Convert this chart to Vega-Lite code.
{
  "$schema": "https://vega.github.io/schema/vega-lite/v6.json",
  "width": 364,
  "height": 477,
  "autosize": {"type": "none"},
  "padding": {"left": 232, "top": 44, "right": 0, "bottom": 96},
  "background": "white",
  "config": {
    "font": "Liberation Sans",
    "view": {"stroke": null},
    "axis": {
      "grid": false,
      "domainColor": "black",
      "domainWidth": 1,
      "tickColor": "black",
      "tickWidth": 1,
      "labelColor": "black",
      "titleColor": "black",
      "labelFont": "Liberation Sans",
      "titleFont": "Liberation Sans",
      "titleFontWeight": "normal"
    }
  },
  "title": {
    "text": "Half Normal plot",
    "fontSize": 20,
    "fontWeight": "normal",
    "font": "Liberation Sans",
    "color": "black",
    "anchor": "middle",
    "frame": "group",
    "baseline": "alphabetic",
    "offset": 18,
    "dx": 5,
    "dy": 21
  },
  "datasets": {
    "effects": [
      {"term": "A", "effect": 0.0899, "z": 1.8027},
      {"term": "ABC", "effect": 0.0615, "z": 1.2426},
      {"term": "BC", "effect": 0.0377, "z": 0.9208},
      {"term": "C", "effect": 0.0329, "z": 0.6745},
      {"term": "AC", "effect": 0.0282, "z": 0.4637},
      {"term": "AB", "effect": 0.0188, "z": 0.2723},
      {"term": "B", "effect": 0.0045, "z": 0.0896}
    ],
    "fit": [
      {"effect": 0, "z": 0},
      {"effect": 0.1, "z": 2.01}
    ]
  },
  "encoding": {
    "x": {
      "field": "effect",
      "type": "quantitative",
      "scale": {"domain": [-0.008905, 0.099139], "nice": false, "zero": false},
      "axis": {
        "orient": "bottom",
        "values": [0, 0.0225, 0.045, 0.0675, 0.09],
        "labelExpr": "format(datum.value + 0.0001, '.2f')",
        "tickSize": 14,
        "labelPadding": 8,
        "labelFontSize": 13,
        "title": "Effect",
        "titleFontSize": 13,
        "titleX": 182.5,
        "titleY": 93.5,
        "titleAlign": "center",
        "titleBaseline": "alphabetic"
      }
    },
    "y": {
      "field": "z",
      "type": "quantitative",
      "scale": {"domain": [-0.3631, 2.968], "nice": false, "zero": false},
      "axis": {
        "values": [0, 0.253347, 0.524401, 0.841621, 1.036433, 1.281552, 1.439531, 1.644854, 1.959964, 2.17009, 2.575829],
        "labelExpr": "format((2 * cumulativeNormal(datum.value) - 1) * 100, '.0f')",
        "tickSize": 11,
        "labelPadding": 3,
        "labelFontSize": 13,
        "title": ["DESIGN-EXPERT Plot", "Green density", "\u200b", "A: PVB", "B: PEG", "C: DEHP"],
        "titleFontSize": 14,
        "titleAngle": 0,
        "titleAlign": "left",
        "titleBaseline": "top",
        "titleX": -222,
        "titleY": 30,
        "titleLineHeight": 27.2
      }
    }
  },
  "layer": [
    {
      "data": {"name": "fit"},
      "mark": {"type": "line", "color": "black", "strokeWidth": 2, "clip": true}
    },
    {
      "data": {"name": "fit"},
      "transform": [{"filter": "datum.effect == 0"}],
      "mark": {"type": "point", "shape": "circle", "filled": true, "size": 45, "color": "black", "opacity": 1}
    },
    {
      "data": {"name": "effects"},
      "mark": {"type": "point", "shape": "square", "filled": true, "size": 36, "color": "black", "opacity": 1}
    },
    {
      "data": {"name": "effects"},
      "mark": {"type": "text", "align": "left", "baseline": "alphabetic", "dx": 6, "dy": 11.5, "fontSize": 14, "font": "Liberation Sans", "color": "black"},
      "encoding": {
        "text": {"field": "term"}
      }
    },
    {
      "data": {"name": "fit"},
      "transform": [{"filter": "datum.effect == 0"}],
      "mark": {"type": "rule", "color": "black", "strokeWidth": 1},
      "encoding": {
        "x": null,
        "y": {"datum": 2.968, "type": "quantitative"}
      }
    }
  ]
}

※ ※ ※

STATED GOAL. Make an exact copy of every line in the data.

EXERCISE ANSWER.
Convert this chart to Vega-Lite code.
{
  "$schema": "https://vega.github.io/schema/vega-lite/v6.json",
  "width": 364,
  "height": 477,
  "autosize": {"type": "none"},
  "padding": {"left": 232, "top": 44, "right": 0, "bottom": 96},
  "background": "white",
  "config": {
    "font": "Liberation Sans",
    "view": {"stroke": null},
    "axis": {
      "grid": false,
      "domainColor": "black",
      "domainWidth": 1,
      "tickColor": "black",
      "tickWidth": 1,
      "labelColor": "black",
      "titleColor": "black",
      "labelFont": "Liberation Sans",
      "titleFont": "Liberation Sans",
      "titleFontWeight": "normal"
    }
  },
  "title": {
    "text": "Half Normal plot",
    "fontSize": 20,
    "fontWeight": "normal",
    "font": "Liberation Sans",
    "color": "black",
    "anchor": "middle",
    "frame": "group",
    "baseline": "alphabetic",
    "offset": 18,
    "dx": 5,
    "dy": 21
  },
  "datasets": {
    "effects": [
      {"term": "A", "effect": 0.0899, "z": 1.8027},
      {"term": "ABC", "effect": 0.0615, "z": 1.2426},
      {"term": "BC", "effect": 0.0377, "z": 0.9208},
      {"term": "C", "effect": 0.0329, "z": 0.6745},
      {"term": "AC", "effect": 0.0282, "z": 0.4637},
      {"term": "AB", "effect": 0.0188, "z": 0.2723},
      {"term": "B", "effect": 0.0045, "z": 0.0896}
    ],
    "fit": [
      {"effect": 0, "z": 0},
      {"effect": 0.1, "z": 2.01}
    ]
  },
  "encoding": {
    "x": {
      "field": "effect",
      "type": "quantitative",
      "scale": {"domain": [-0.008905, 0.099139], "nice": false, "zero": false},
      "axis": {
        "orient": "bottom",
        "values": [0, 0.0225, 0.045, 0.0675, 0.09],
        "labelExpr": "format(datum.value + 0.0001, '.2f')",
        "tickSize": 14,
        "labelPadding": 8,
        "labelFontSize": 13,
        "title": "Effect",
        "titleFontSize": 13,
        "titleX": 182.5,
        "titleY": 93.5,
        "titleAlign": "center",
        "titleBaseline": "alphabetic"
      }
    },
    "y": {
      "field": "z",
      "type": "quantitative",
      "scale": {"domain": [-0.3631, 2.968], "nice": false, "zero": false},
      "axis": {
        "values": [0, 0.253347, 0.524401, 0.841621, 1.036433, 1.281552, 1.439531, 1.644854, 1.959964, 2.17009, 2.575829],
        "labelExpr": "format((2 * cumulativeNormal(datum.value) - 1) * 100, '.0f')",
        "tickSize": 11,
        "labelPadding": 3,
        "labelFontSize": 13,
        "title": ["DESIGN-EXPERT Plot", "Green density", "\u200b", "A: PVB", "B: PEG", "C: DEHP"],
        "titleFontSize": 14,
        "titleAngle": 0,
        "titleAlign": "left",
        "titleBaseline": "top",
        "titleX": -222,
        "titleY": 30,
        "titleLineHeight": 27.2
      }
    }
  },
  "layer": [
    {
      "data": {"name": "fit"},
      "mark": {"type": "line", "color": "black", "strokeWidth": 2, "clip": true}
    },
    {
      "data": {"name": "fit"},
      "transform": [{"filter": "datum.effect == 0"}],
      "mark": {"type": "point", "shape": "circle", "filled": true, "size": 45, "color": "black", "opacity": 1}
    },
    {
      "data": {"name": "effects"},
      "mark": {"type": "point", "shape": "square", "filled": true, "size": 36, "color": "black", "opacity": 1}
    },
    {
      "data": {"name": "effects"},
      "mark": {"type": "text", "align": "left", "baseline": "alphabetic", "dx": 6, "dy": 11.5, "fontSize": 14, "font": "Liberation Sans", "color": "black"},
      "encoding": {
        "text": {"field": "term"}
      }
    },
    {
      "data": {"name": "fit"},
      "transform": [{"filter": "datum.effect == 0"}],
      "mark": {"type": "rule", "color": "black", "strokeWidth": 1},
      "encoding": {
        "x": null,
        "y": {"datum": 2.968, "type": "quantitative"}
      }
    }
  ]
}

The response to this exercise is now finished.